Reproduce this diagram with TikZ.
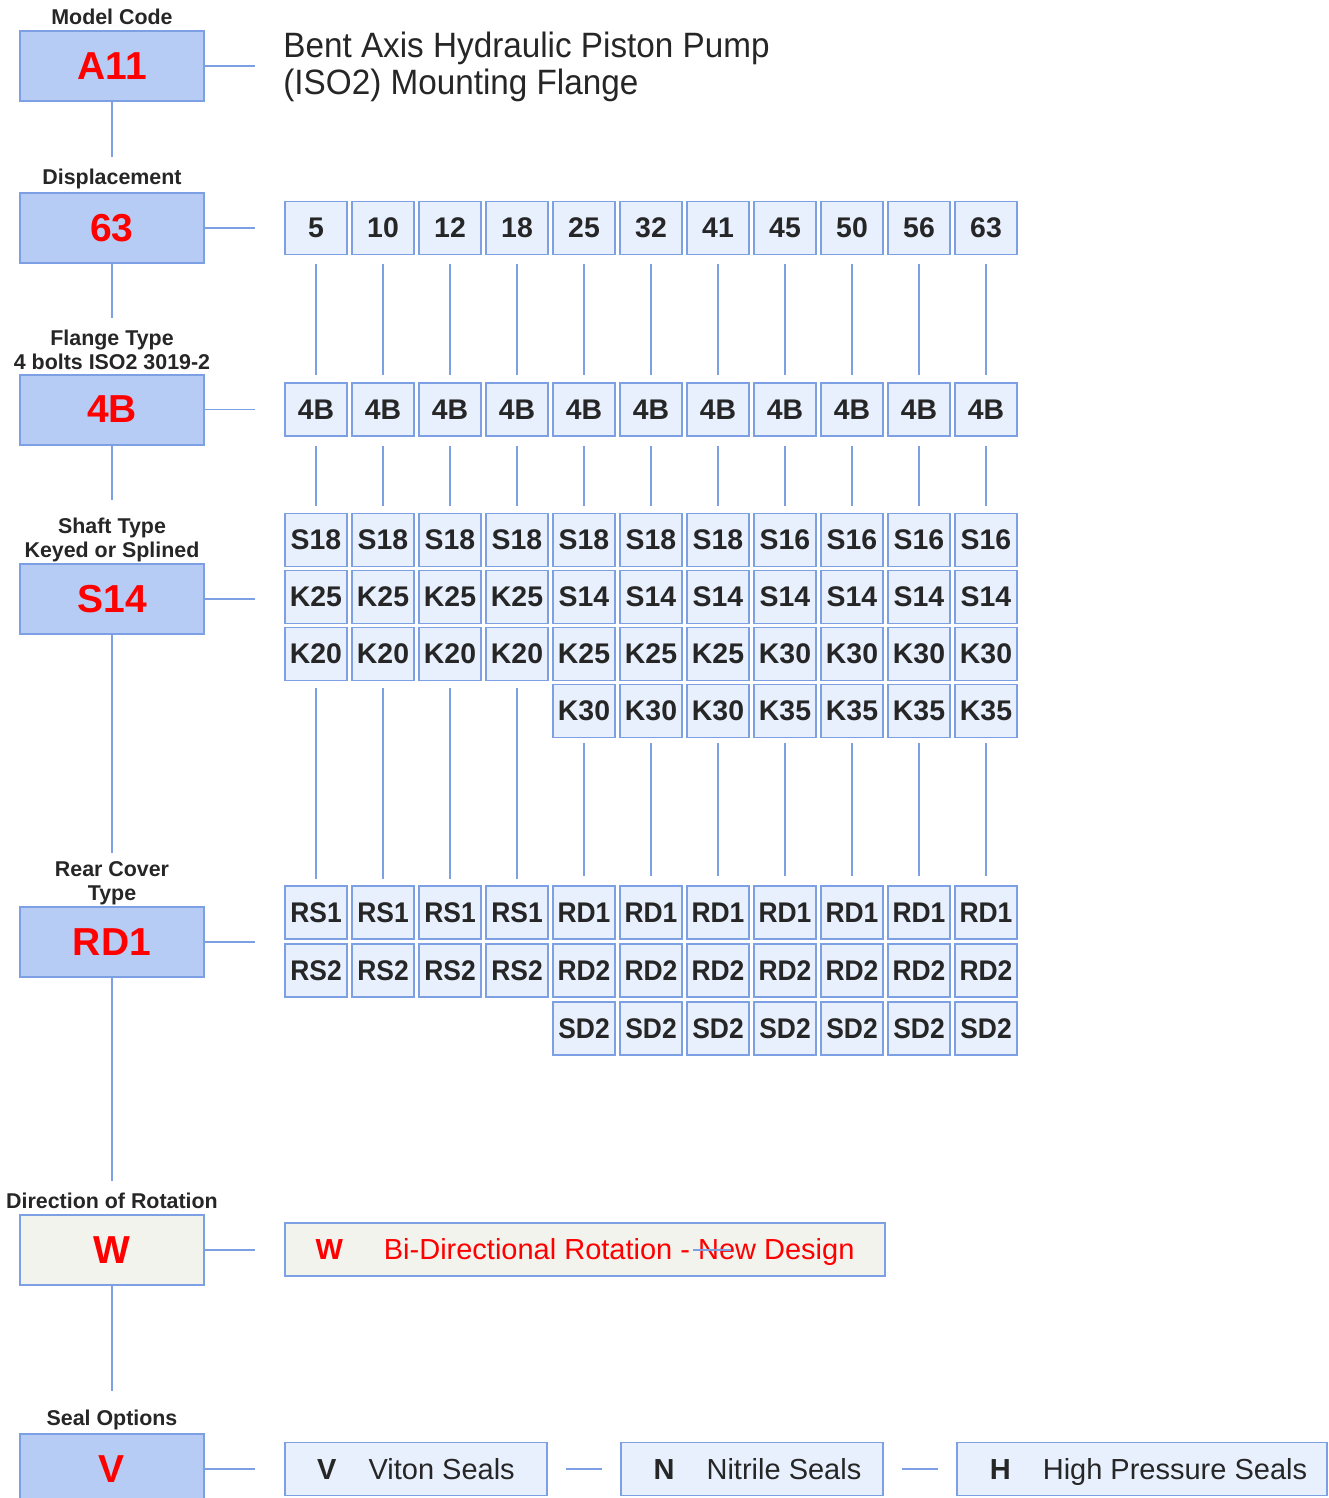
\documentclass[tikz,border=0pt]{standalone}
\usepackage{fontspec}
\setmainfont{Liberation Sans}
\definecolor{lineblue}{RGB}{125,160,228}
\definecolor{keyfill}{RGB}{183,204,244}
\definecolor{cellfill}{RGB}{232,240,254}
\definecolor{wfill}{RGB}{243,243,238}
\definecolor{txt}{RGB}{38,38,38}
\definecolor{redtxt}{RGB}{255,0,0}
\begin{document}
\begin{tikzpicture}[x=0.5pt,y=-0.5pt,
  conn/.style={draw=lineblue, line width=0.8pt},
  keybox/.style={draw=lineblue, fill=keyfill, line width=1pt, minimum width=92pt, minimum height=35pt, inner sep=0pt, font=\fontsize{19.5}{22}\selectfont\bfseries, text=redtxt},
  caption/.style={font=\fontsize{10.7}{12}\selectfont\bfseries, text=txt, align=center, inner sep=0pt},
  cell/.style={draw=lineblue, fill=cellfill, line width=0.8pt, minimum width=31pt, minimum height=26.5pt, inner sep=0pt, font=\fontsize{14.2}{16}\selectfont\bfseries, text=txt},
  widebox/.style={draw=lineblue, line width=0.8pt, minimum height=26.5pt, inner sep=0pt, text height=10.4pt, text depth=0pt, font=\fontsize{14.5}{16}\selectfont, text=txt},
  titletxt/.style={anchor=base west, inner sep=0pt, text=txt, font=\fontsize{17.6}{20}\selectfont}]
\useasboundingbox (0,0) rectangle (1328,1498);
\fill[white] (0,0) rectangle (1328,1498);

% Left column key boxes
\node[keybox] (mc) at (112,66) {A11};
\node[keybox] (dp) at (112,228) {63};
\node[keybox] (fl) at (112,409.5) {4B};
\node[keybox] (sh) at (112,599) {S14};
\node[keybox] (rc) at (112,942) {RD1};
\node[keybox, fill=wfill] (dr) at (112,1250) {W};
\node[keybox] (so) at (112,1469) {V};

% Captions
\node[caption] (capmc) at (112,17) {Model Code};
\node[caption] (capdp) at (112,179) {Displacement};
\node[caption] (capfl) at (112,350) {Flange Type\\4 bolts ISO2 3019-2};
\node[caption] (capsh) at (112,540) {Shaft Type\\Keyed or Splined};
\node[caption] (caprc) at (112,883) {Rear Cover\\Type};
\node[caption] (capdr) at (112,1201) {Direction of Rotation};
\node[caption] (capso) at (112,1420) {Seal Options};

% Vertical connectors left column
\coordinate (v1) at (112,157);
\coordinate (v2) at (112,318);
\coordinate (v3) at (112,500);
\coordinate (v4) at (112,853);
\coordinate (v5) at (112,1181);
\coordinate (v6) at (112,1391);
\draw[conn] (mc.south) -- (v1);
\draw[conn] (dp.south) -- (v2);
\draw[conn] (fl.south) -- (v3);
\draw[conn] (sh.south) -- (v4);
\draw[conn] (rc.south) -- (v5);
\draw[conn] (dr.south) -- (v6);

% Horizontal stubs
\coordinate (h1) at (255,66);
\coordinate (h2) at (255,228);
\coordinate (h3) at (255,409.5);
\coordinate (h4) at (255,599);
\coordinate (h5) at (255,942);
\coordinate (h6) at (255,1250);
\coordinate (h7) at (255,1469);
\draw[conn] (mc.east) -- (h1);
\draw[conn] (dp.east) -- (h2);
\draw[conn] (fl.east) -- (h3);
\draw[conn] (sh.east) -- (h4);
\draw[conn] (rc.east) -- (h5);
\draw[conn] (dr.east) -- (h6);
\draw[conn] (so.east) -- (h7);

% Title
\node[titletxt] (title1) at (283,58) {\scalebox{0.945}[1]{Bent Axis Hydraulic Piston Pump}};
\node[titletxt] (title2) at (283,95) {\scalebox{0.945}[1]{(ISO2) Mounting Flange}};

% Displacement row
\foreach \v [count=\i] in {5,10,12,18,25,32,41,45,50,56,63}
  \node[cell] (d\i) at ({316+67*(\i-1)},228) {\v};
% Flange row
\foreach \i in {1,...,11}
  \node[cell] (f\i) at ({316+67*(\i-1)},409.5) {4B};
% Shaft rows
\foreach \v [count=\i] in {S18,S18,S18,S18,S18,S18,S18,S16,S16,S16,S16}
  \node[cell] (sa\i) at ({316+67*(\i-1)},540) {\v};
\foreach \v [count=\i] in {K25,K25,K25,K25,S14,S14,S14,S14,S14,S14,S14}
  \node[cell] (sb\i) at ({316+67*(\i-1)},597) {\v};
\foreach \v [count=\i] in {K20,K20,K20,K20,K25,K25,K25,K30,K30,K30,K30}
  \node[cell] (sc\i) at ({316+67*(\i-1)},654) {\v};
\foreach \v [count=\j] in {K30,K30,K30,K35,K35,K35,K35}
  \node[cell] (sd\the\numexpr\j+4\relax) at ({316+67*(\j+3)},711) {\v};
% Rear cover rows
\foreach \v [count=\i] in {RS1,RS1,RS1,RS1,RD1,RD1,RD1,RD1,RD1,RD1,RD1}
  \node[cell] (ra\i) at ({316+67*(\i-1)},912.5) {\scalebox{0.93}[1]{\v}};
\foreach \v [count=\i] in {RS2,RS2,RS2,RS2,RD2,RD2,RD2,RD2,RD2,RD2,RD2}
  \node[cell] (rb\i) at ({316+67*(\i-1)},970.5) {\scalebox{0.93}[1]{\v}};
\foreach \j in {5,...,11}
  \node[cell] (rd\j) at ({316+67*(\j-1)},1028.5) {\scalebox{0.93}[1]{SD2}};

% Grid connectors
\foreach \i in {1,...,11} {
  \draw[conn, shorten <=4.5pt, shorten >=3.5pt] (d\i.south) -- (f\i.north);
  \draw[conn, shorten <=4.5pt, shorten >=3.5pt] (f\i.south) -- (sa\i.north);
}
\foreach \i in {1,...,4}
  \draw[conn, shorten <=3.5pt, shorten >=3pt] (sc\i.south) -- (ra\i.north);
\foreach \i in {5,...,11}
  \draw[conn, shorten <=2.5pt, shorten >=4.5pt] (sd\i.south) -- (ra\i.north);

% Direction of rotation
\node[widebox, fill=wfill, minimum width=300pt, text=redtxt] (wb) at (585,1249.5) {{\bfseries W}\hspace{20.5pt}Bi-Directional Rotation - New Design};
\coordinate (s1) at (693,1250);
\coordinate (s2) at (731,1250);
\draw[conn] (s1) -- (s2);

% Seal options
\node[widebox, fill=cellfill, minimum width=131pt] (sv) at (416,1469) {{\bfseries V}\hspace{16pt}Viton Seals};
\node[widebox, fill=cellfill, minimum width=131pt] (sn) at (752,1469) {\hspace*{5.5pt}{\bfseries N}\hspace{16pt}Nitrile Seals};
\node[widebox, fill=cellfill, minimum width=185pt] (shp) at (1142,1469) {\hspace*{6.5pt}{\bfseries H}\hspace{16pt}High Pressure Seals};
\draw[conn, shorten <=9pt, shorten >=9pt] (sv.east) -- (sn.west);
\draw[conn, shorten <=9pt, shorten >=9pt] (sn.east) -- (shp.west);
\end{tikzpicture}
\end{document}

◆ ◆ ◆

### [TASK BRIEF]
Write out the full set of lines verbatim, without the pictures.

### [RESPONSE TO THE TASK]
Reproduce this diagram with TikZ.
\documentclass[tikz,border=0pt]{standalone}
\usepackage{fontspec}
\setmainfont{Liberation Sans}
\definecolor{lineblue}{RGB}{125,160,228}
\definecolor{keyfill}{RGB}{183,204,244}
\definecolor{cellfill}{RGB}{232,240,254}
\definecolor{wfill}{RGB}{243,243,238}
\definecolor{txt}{RGB}{38,38,38}
\definecolor{redtxt}{RGB}{255,0,0}
\begin{document}
\begin{tikzpicture}[x=0.5pt,y=-0.5pt,
  conn/.style={draw=lineblue, line width=0.8pt},
  keybox/.style={draw=lineblue, fill=keyfill, line width=1pt, minimum width=92pt, minimum height=35pt, inner sep=0pt, font=\fontsize{19.5}{22}\selectfont\bfseries, text=redtxt},
  caption/.style={font=\fontsize{10.7}{12}\selectfont\bfseries, text=txt, align=center, inner sep=0pt},
  cell/.style={draw=lineblue, fill=cellfill, line width=0.8pt, minimum width=31pt, minimum height=26.5pt, inner sep=0pt, font=\fontsize{14.2}{16}\selectfont\bfseries, text=txt},
  widebox/.style={draw=lineblue, line width=0.8pt, minimum height=26.5pt, inner sep=0pt, text height=10.4pt, text depth=0pt, font=\fontsize{14.5}{16}\selectfont, text=txt},
  titletxt/.style={anchor=base west, inner sep=0pt, text=txt, font=\fontsize{17.6}{20}\selectfont}]
\useasboundingbox (0,0) rectangle (1328,1498);
\fill[white] (0,0) rectangle (1328,1498);

% Left column key boxes
\node[keybox] (mc) at (112,66) {A11};
\node[keybox] (dp) at (112,228) {63};
\node[keybox] (fl) at (112,409.5) {4B};
\node[keybox] (sh) at (112,599) {S14};
\node[keybox] (rc) at (112,942) {RD1};
\node[keybox, fill=wfill] (dr) at (112,1250) {W};
\node[keybox] (so) at (112,1469) {V};

% Captions
\node[caption] (capmc) at (112,17) {Model Code};
\node[caption] (capdp) at (112,179) {Displacement};
\node[caption] (capfl) at (112,350) {Flange Type\\4 bolts ISO2 3019-2};
\node[caption] (capsh) at (112,540) {Shaft Type\\Keyed or Splined};
\node[caption] (caprc) at (112,883) {Rear Cover\\Type};
\node[caption] (capdr) at (112,1201) {Direction of Rotation};
\node[caption] (capso) at (112,1420) {Seal Options};

% Vertical connectors left column
\coordinate (v1) at (112,157);
\coordinate (v2) at (112,318);
\coordinate (v3) at (112,500);
\coordinate (v4) at (112,853);
\coordinate (v5) at (112,1181);
\coordinate (v6) at (112,1391);
\draw[conn] (mc.south) -- (v1);
\draw[conn] (dp.south) -- (v2);
\draw[conn] (fl.south) -- (v3);
\draw[conn] (sh.south) -- (v4);
\draw[conn] (rc.south) -- (v5);
\draw[conn] (dr.south) -- (v6);

% Horizontal stubs
\coordinate (h1) at (255,66);
\coordinate (h2) at (255,228);
\coordinate (h3) at (255,409.5);
\coordinate (h4) at (255,599);
\coordinate (h5) at (255,942);
\coordinate (h6) at (255,1250);
\coordinate (h7) at (255,1469);
\draw[conn] (mc.east) -- (h1);
\draw[conn] (dp.east) -- (h2);
\draw[conn] (fl.east) -- (h3);
\draw[conn] (sh.east) -- (h4);
\draw[conn] (rc.east) -- (h5);
\draw[conn] (dr.east) -- (h6);
\draw[conn] (so.east) -- (h7);

% Title
\node[titletxt] (title1) at (283,58) {\scalebox{0.945}[1]{Bent Axis Hydraulic Piston Pump}};
\node[titletxt] (title2) at (283,95) {\scalebox{0.945}[1]{(ISO2) Mounting Flange}};

% Displacement row
\foreach \v [count=\i] in {5,10,12,18,25,32,41,45,50,56,63}
  \node[cell] (d\i) at ({316+67*(\i-1)},228) {\v};
% Flange row
\foreach \i in {1,...,11}
  \node[cell] (f\i) at ({316+67*(\i-1)},409.5) {4B};
% Shaft rows
\foreach \v [count=\i] in {S18,S18,S18,S18,S18,S18,S18,S16,S16,S16,S16}
  \node[cell] (sa\i) at ({316+67*(\i-1)},540) {\v};
\foreach \v [count=\i] in {K25,K25,K25,K25,S14,S14,S14,S14,S14,S14,S14}
  \node[cell] (sb\i) at ({316+67*(\i-1)},597) {\v};
\foreach \v [count=\i] in {K20,K20,K20,K20,K25,K25,K25,K30,K30,K30,K30}
  \node[cell] (sc\i) at ({316+67*(\i-1)},654) {\v};
\foreach \v [count=\j] in {K30,K30,K30,K35,K35,K35,K35}
  \node[cell] (sd\the\numexpr\j+4\relax) at ({316+67*(\j+3)},711) {\v};
% Rear cover rows
\foreach \v [count=\i] in {RS1,RS1,RS1,RS1,RD1,RD1,RD1,RD1,RD1,RD1,RD1}
  \node[cell] (ra\i) at ({316+67*(\i-1)},912.5) {\scalebox{0.93}[1]{\v}};
\foreach \v [count=\i] in {RS2,RS2,RS2,RS2,RD2,RD2,RD2,RD2,RD2,RD2,RD2}
  \node[cell] (rb\i) at ({316+67*(\i-1)},970.5) {\scalebox{0.93}[1]{\v}};
\foreach \j in {5,...,11}
  \node[cell] (rd\j) at ({316+67*(\j-1)},1028.5) {\scalebox{0.93}[1]{SD2}};

% Grid connectors
\foreach \i in {1,...,11} {
  \draw[conn, shorten <=4.5pt, shorten >=3.5pt] (d\i.south) -- (f\i.north);
  \draw[conn, shorten <=4.5pt, shorten >=3.5pt] (f\i.south) -- (sa\i.north);
}
\foreach \i in {1,...,4}
  \draw[conn, shorten <=3.5pt, shorten >=3pt] (sc\i.south) -- (ra\i.north);
\foreach \i in {5,...,11}
  \draw[conn, shorten <=2.5pt, shorten >=4.5pt] (sd\i.south) -- (ra\i.north);

% Direction of rotation
\node[widebox, fill=wfill, minimum width=300pt, text=redtxt] (wb) at (585,1249.5) {{\bfseries W}\hspace{20.5pt}Bi-Directional Rotation - New Design};
\coordinate (s1) at (693,1250);
\coordinate (s2) at (731,1250);
\draw[conn] (s1) -- (s2);

% Seal options
\node[widebox, fill=cellfill, minimum width=131pt] (sv) at (416,1469) {{\bfseries V}\hspace{16pt}Viton Seals};
\node[widebox, fill=cellfill, minimum width=131pt] (sn) at (752,1469) {\hspace*{5.5pt}{\bfseries N}\hspace{16pt}Nitrile Seals};
\node[widebox, fill=cellfill, minimum width=185pt] (shp) at (1142,1469) {\hspace*{6.5pt}{\bfseries H}\hspace{16pt}High Pressure Seals};
\draw[conn, shorten <=9pt, shorten >=9pt] (sv.east) -- (sn.west);
\draw[conn, shorten <=9pt, shorten >=9pt] (sn.east) -- (shp.west);
\end{tikzpicture}
\end{document}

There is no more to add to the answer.